We will continue to speak-out and urge everyone to get the facts for themselves and not rely on the mis-education provided by Fox, CNN and other corporate media outlets or by soundbites reminiscent of what used to be said about other natives: “if the red Indians just stop the savagery, everything will be OK”, “if the ANC (African National Congress which fough Apartheid) renounces terror and burning people alive they can have a state In Natal”. With the US and Israeli governments standing virtually alone in opposition to peace with justice while continuing to wage war and oppression with our taxes, we deserve to hear the truth.
As Bishop Desmond Tutu of South Africa explained: he supports divestment from Israel because Apartheid systems and racism need to be challenged anywhere they occur and particularly if they are funded by our taxes.
I spent over one hour talking to the handful of protestors outside the conference. I challenged them to public debates but unfortunately they refused. Since they were from outside of Duke, perhaps those at Duke or in the local Jewish federations who made statements condemning the PSM conference would take the challenge to have a public dialogue. Since I consider North Carolina my second home, I am happy to travel for this.

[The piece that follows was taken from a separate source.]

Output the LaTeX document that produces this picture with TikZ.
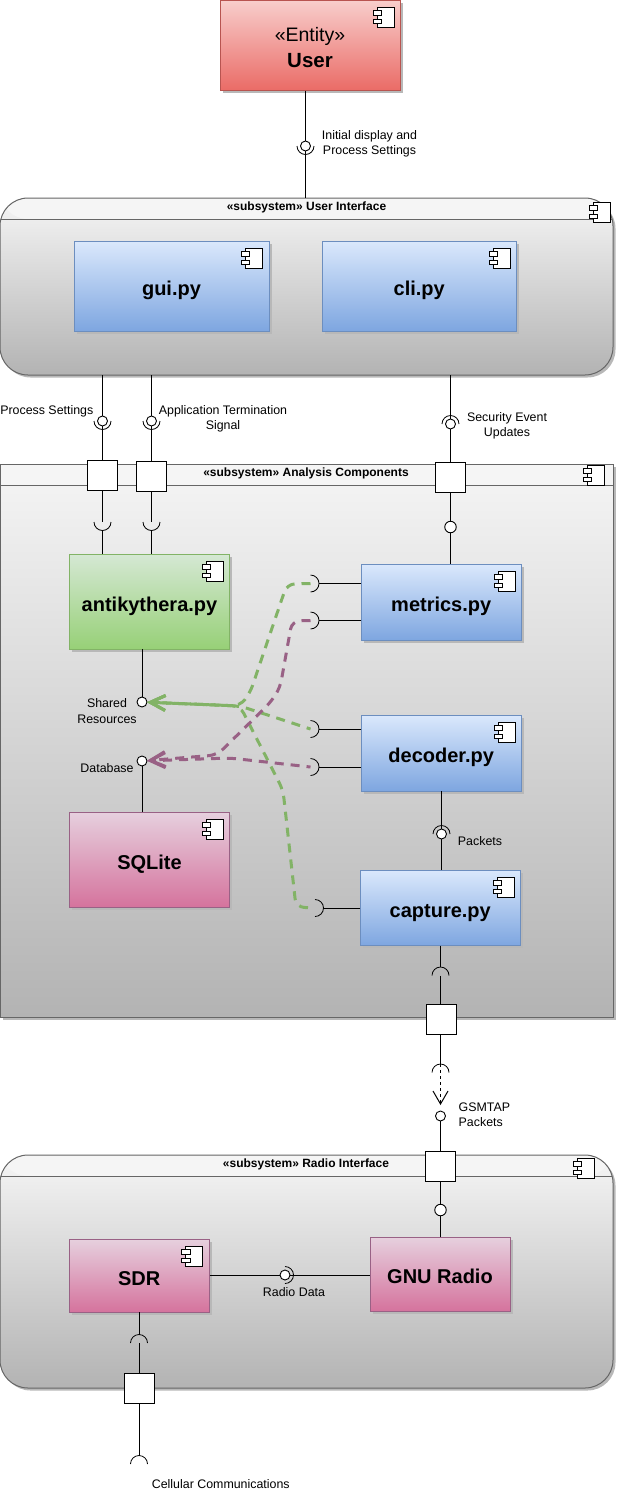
\documentclass[tikz,border=0pt]{standalone}
\usepackage{fontspec}
\setmainfont{Liberation Sans}
\usetikzlibrary{arrows.meta, shadows}

\definecolor{blueTop}{HTML}{DAE8FC}
\definecolor{blueBot}{HTML}{7EA6E0}
\definecolor{blueEdge}{HTML}{6C8EBF}
\definecolor{redTop}{HTML}{F8CECC}
\definecolor{redBot}{HTML}{EA6B66}
\definecolor{redEdge}{HTML}{B85450}
\definecolor{greenTop}{HTML}{D5E8D4}
\definecolor{greenBot}{HTML}{97D077}
\definecolor{greenEdge}{HTML}{82B366}
\definecolor{pinkTop}{HTML}{E6D0DE}
\definecolor{pinkBot}{HTML}{D5739D}
\definecolor{pinkEdge}{HTML}{996185}
\definecolor{frameTop}{HTML}{F5F5F5}
\definecolor{frameBot}{HTML}{B3B3B3}
\definecolor{frameEdge}{HTML}{666666}

\tikzset{
  softshadow/.style={drop shadow={shadow xshift=2.5pt, shadow yshift=-2.5pt, fill=black!28, opacity=1}},
  compbox/.style={anchor=north west, inner sep=0pt, outer sep=0pt, line width=1pt, softshadow, align=center, text height=19pt, text depth=0pt, font=\fontsize{20}{24}\selectfont\bfseries},
  bluebox/.style={compbox, draw=blueEdge, top color=blueTop, bottom color=blueBot},
  redbox/.style={compbox, draw=redEdge, top color=redTop, bottom color=redBot},
  greenbox/.style={compbox, draw=greenEdge, top color=greenTop, bottom color=greenBot},
  pinkbox/.style={compbox, draw=pinkEdge, top color=pinkTop, bottom color=pinkBot},
  subframe/.style={anchor=north west, inner sep=0pt, outer sep=0pt, line width=1pt, softshadow, draw=frameEdge, top color=frameTop, bottom color=frameBot,
    path picture={
      \fill[frameTop] (path picture bounding box.north west) rectangle ([yshift=-21pt]path picture bounding box.north east);
      \draw[frameEdge, line width=1pt] ([yshift=-21pt]path picture bounding box.north west) -- ([yshift=-21pt]path picture bounding box.north east);
    }},
  subtitle/.style={font=\fontsize{12}{14}\selectfont\bfseries, inner sep=0pt},
  portbox/.style={draw=black, fill=white, line width=1pt, minimum size=30pt, inner sep=0pt, outer sep=0pt},
  ball/.style={circle, draw=black, fill=white, line width=0.9pt, minimum size=10pt, inner sep=0pt, outer sep=0pt},
  bigball/.style={ball, minimum size=11.5pt},
  wire/.style={draw=black, line width=1pt},
  lbl/.style={font=\fontsize{12.4}{15.2}\selectfont, align=center, inner sep=0pt},
  greendash/.style={draw=greenEdge, line width=3pt, dash pattern=on 9pt off 7pt, rounded corners=8pt, -{Straight Barb[length=15pt, width=15pt]}},
  pinkdash/.style={draw=pinkEdge, line width=3pt, dash pattern=on 9pt off 7pt, rounded corners=8pt, -{Straight Barb[length=15pt, width=15pt]}},
  compicon/.pic={
    \draw[black, fill=white, line width=0.9pt] (4pt,0pt) rectangle (21pt,-20pt);
    \draw[black, fill=white, line width=0.9pt] (0pt,-3.7pt) rectangle (8.3pt,-8pt);
    \draw[black, fill=white, line width=0.9pt] (0pt,-12pt) rectangle (8.3pt,-16.3pt);
  },
  sockarc/.pic={
    \draw[black, line width=0.8pt] (-8.5pt,0pt) arc[start angle=180, end angle=360, radius=8.5pt];
  }
}

\begin{document}
\begin{tikzpicture}[x=1pt, y=-1pt]
  \useasboundingbox (0,0) rectangle (617,1489);

  % frames
  \node[subframe, rounded corners=28pt, minimum width=613pt, minimum height=177pt] (uiframe) at (0,198) {};
  \node[subframe, minimum width=613pt, minimum height=553pt] (anframe) at (0,464) {};
  \node[subframe, rounded corners=28pt, minimum width=613pt, minimum height=233pt] (rdframe) at (0,1155) {};
  \node[subtitle] (uititle) at (306.5,207.5) {«subsystem» User Interface};
  \node[subtitle] (antitle) at (306,473.5) {«subsystem» Analysis Components};
  \node[subtitle] (rdtitle) at (306,1164.5) {«subsystem» Radio Interface};
  \pic at (589,202) {compicon};
  \pic at (583,465) {compicon};
  \pic at (573,1158) {compicon};

  % components
  \node[redbox, minimum width=180.5pt, minimum height=90.5pt] (user) at (220,0) {};
  \node[font=\fontsize{19.5}{24}\selectfont, inner sep=0pt] (usertag) at (310,36) {«Entity»};
  \node[font=\fontsize{20.5}{24}\selectfont\bfseries, inner sep=0pt] (username) at (310,60.5) {User};
  \node[bluebox, minimum width=195pt, minimum height=90pt] (gui) at (74,241) {gui.py};
  \node[bluebox, minimum width=194.5pt, minimum height=90pt] (cli) at (322,241) {cli.py};
  \node[greenbox, minimum width=160pt, minimum height=95pt] (anti) at (69.5,554) {antikythera.py};
  \node[pinkbox, minimum width=160pt, minimum height=95pt] (sqlite) at (69.5,812) {SQLite};
  \node[bluebox, minimum width=160.5pt, minimum height=76pt] (metrics) at (361,564) {metrics.py};
  \node[bluebox, minimum width=160.5pt, minimum height=76pt] (decoder) at (361,715) {decoder.py};
  \node[bluebox, minimum width=160.5pt, minimum height=75.5pt] (capture) at (360,870) {capture.py};
  \node[pinkbox, minimum width=140.5pt, minimum height=73pt] (sdr) at (69,1239) {SDR};
  \node[pinkbox, minimum width=140pt, minimum height=74pt] (gnuradio) at (370,1237) {GNU Radio};
  \pic at (373,7) {compicon};
  \pic at (241,248) {compicon};
  \pic at (489,248) {compicon};
  \pic at (202,561) {compicon};
  \pic at (202,819) {compicon};
  \pic at (494,571) {compicon};
  \pic at (494,722) {compicon};
  \pic at (493,877) {compicon};
  \pic at (181.7,1246) {compicon};

  % ports
  \node[portbox] (psport) at (102.5,475) {};
  \node[portbox] (atport) at (151.5,476) {};
  \node[portbox] (seport) at (450.5,477.3) {};
  \node[portbox] (cpport) at (441.5,1019) {};
  \node[portbox] (gsport) at (440.5,1166) {};
  \node[portbox] (ccport) at (139,1388) {};

  % balls
  \node[ball] (uiball) at (305.5,146) {};
  \node[ball] (psball) at (102.5,421) {};
  \node[ball] (atball) at (151.5,421) {};
  \node[ball] (seball) at (450.5,424) {};
  \node[bigball] (mtball) at (450.5,527) {};
  \node[ball] (shball) at (142,702) {};
  \node[ball] (dbball) at (142,761) {};
  \node[ball] (pkball) at (441.5,834) {};
  \node[ball] (gsball) at (440.5,1116) {};
  \node[bigball] (grball) at (440.5,1210) {};
  \node[ball] (rdball) at (285,1275) {};

  % free sockets
  \coordinate (pssock) at (102.5,522);
  \coordinate (atsock) at (151.5,522);
  \coordinate (mtsocka) at (310.5,583.5);
  \coordinate (mtsockb) at (310.5,620.5);
  \coordinate (dcsocka) at (310.5,729);
  \coordinate (dcsockb) at (310.5,767);
  \coordinate (cpsock) at (315,908);
  \coordinate (cptop) at (440.5,975.5);
  \coordinate (gstop) at (440.5,1072.5);
  \coordinate (gstip) at (440.5,1105);
  \coordinate (sdsock) at (139,1343);
  \coordinate (ccsock) at (139,1464);

  % wires
  \draw[wire] (uiball |- user.south) -- (uiball);
  \draw[wire] (uiball) -- (uiball |- uiframe.north);
  \draw[wire] (psball |- uiframe.south) -- (psball);
  \draw[wire] (psball) -- (psport);
  \draw[wire] (atball |- uiframe.south) -- (atball);
  \draw[wire] (atball) -- (atport);
  \draw[wire] (seball |- uiframe.south) -- (seball);
  \draw[wire] (seball) -- (seport);
  \draw[wire] (seport) -- (mtball);
  \draw[wire] (mtball) -- (mtball |- metrics.north);
  \draw[wire] (psport) -- (pssock);
  \draw[wire] ([yshift=-8.5pt]pssock) -- (pssock |- anti.north);
  \draw[wire] (atport) -- (atsock);
  \draw[wire] ([yshift=-8.5pt]atsock) -- (atsock |- anti.north);
  \draw[wire] (shball |- anti.south) -- (shball);
  \draw[wire] (dbball) -- (dbball |- sqlite.north);
  \draw[wire] (metrics.west |- mtsocka) -- ([xshift=8.5pt]mtsocka);
  \draw[wire] (metrics.west |- mtsockb) -- ([xshift=8.5pt]mtsockb);
  \draw[wire] (decoder.west |- dcsocka) -- ([xshift=8.5pt]dcsocka);
  \draw[wire] (decoder.west |- dcsockb) -- ([xshift=8.5pt]dcsockb);
  \draw[wire] (capture.west |- cpsock) -- ([xshift=8.5pt]cpsock);
  \draw[wire] (pkball |- decoder.south) -- (pkball);
  \draw[wire] (pkball) -- (pkball |- capture.north);
  \draw[wire] (cptop |- capture.south) -- ([yshift=8.5pt]cptop);
  \draw[wire] (cptop) -- (cpport.north -| cptop);
  \draw[wire] (cpport.south -| gstop) -- ([yshift=8.5pt]gstop);
  \draw[wire, dash pattern=on 3pt off 3pt, -{Straight Barb[length=13pt, width=15pt, line width=1pt]}] ([yshift=8.5pt]gstop) -- (gstip);
  \draw[wire] (gsball) -- (gsport);
  \draw[wire] (gsport) -- (grball);
  \draw[wire] (grball) -- (grball |- gnuradio.north);
  \draw[wire] (sdr.east |- rdball) -- (rdball);
  \draw[wire] (rdball) -- (gnuradio.west |- rdball);
  \draw[wire] (sdsock |- sdr.south) -- ([yshift=8.5pt]sdsock);
  \draw[wire] (sdsock) -- (ccport);
  \draw[wire] (ccport) -- ([yshift=8.5pt]ccsock);

  % sockets
  \pic at (uiball) {sockarc};
  \pic at (psball) {sockarc};
  \pic at (atball) {sockarc};
  \pic[rotate=180] at (seball) {sockarc};
  \pic[rotate=180] at (pkball) {sockarc};
  \pic[rotate=90] at (rdball) {sockarc};
  \pic at (pssock) {sockarc};
  \pic at (atsock) {sockarc};
  \pic[rotate=90] at (mtsocka) {sockarc};
  \pic[rotate=90] at (mtsockb) {sockarc};
  \pic[rotate=90] at (dcsocka) {sockarc};
  \pic[rotate=90] at (dcsockb) {sockarc};
  \pic[rotate=90] at (cpsock) {sockarc};
  \pic[rotate=180] at (cptop) {sockarc};
  \pic[rotate=180] at (gstop) {sockarc};
  \pic[rotate=180] at (sdsock) {sockarc};
  \pic[rotate=180] at (ccsock) {sockarc};

  % dashed links
  \draw[greendash] (mtsocka) -- (287,584) -- (250,693) -- (240,706) -- (shball);
  \draw[greendash, dash phase=5pt] (dcsocka) -- (240,706) -- (shball);
  \draw[greendash, dash phase=9pt] (cpsock) -- (296,907) -- (283,790) -- (240,706) -- (shball);
  \draw[pinkdash] (mtsockb) -- (292,621) -- (280,688) -- (270,703) -- (217,755) -- (dbball);
  \draw[pinkdash, dash phase=5pt] (dcsockb) -- (230,758) -- (dbball);

  % labels
  \node[lbl] (uilbl) at (369.5,143.5) {Initial display and\\Process Settings};
  \node[lbl, anchor=east] (pslbl) at (93.5,411) {Process Settings};
  \node[lbl] (atlbl) at (223,418.5) {Application Termination\\Signal};
  \node[lbl] (selbl) at (507,426) {Security Event\\Updates};
  \node[lbl] (shlbl) at (107,711) {Shared\\Resources};
  \node[lbl] (dblbl) at (107,768) {Database};
  \node[lbl] (pklbl) at (480,841) {Packets};
  \node[lbl, align=left, anchor=west] (gslbl) at (458.5,1115) {GSMTAP\\Packets};
  \node[lbl] (rdlbl) at (294,1292) {Radio Data};
  \node[lbl] (cclbl) at (220.8,1484) {Cellular Communications};
\end{tikzpicture}
\end{document}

In my latest book, I articulate a vision for peace based on justice is a transformation of Israel to a state for its citizens and using the Universal Declaration of Human Rights as a guiding principle. I explain in detail why there was never a real “two-state” solution and there will never be one; it is analogous to attempts by South African whites to solve the black problem by creating Bantustans. The admixture of populations, the plight of refugees, and the limited natural resources are but the tip of the iceberg. The crux is and remains the exclusivist ideology of Zionism. The transformation, to a post-Zionist discourse will happen. The question is will it happen peacefully as in South Africa with divestments and boycotts. Transformation does not mean "annihilation of Israel". In fact, the reverse is true as everyone recognizes that the direction of the past few decades (based on a racist ideology of injustice, hate and "separation") would only lead to more violence and bloodshed. If apartheid was the problem in South Africa, it surely cannot be a solution in Israel/Palestine.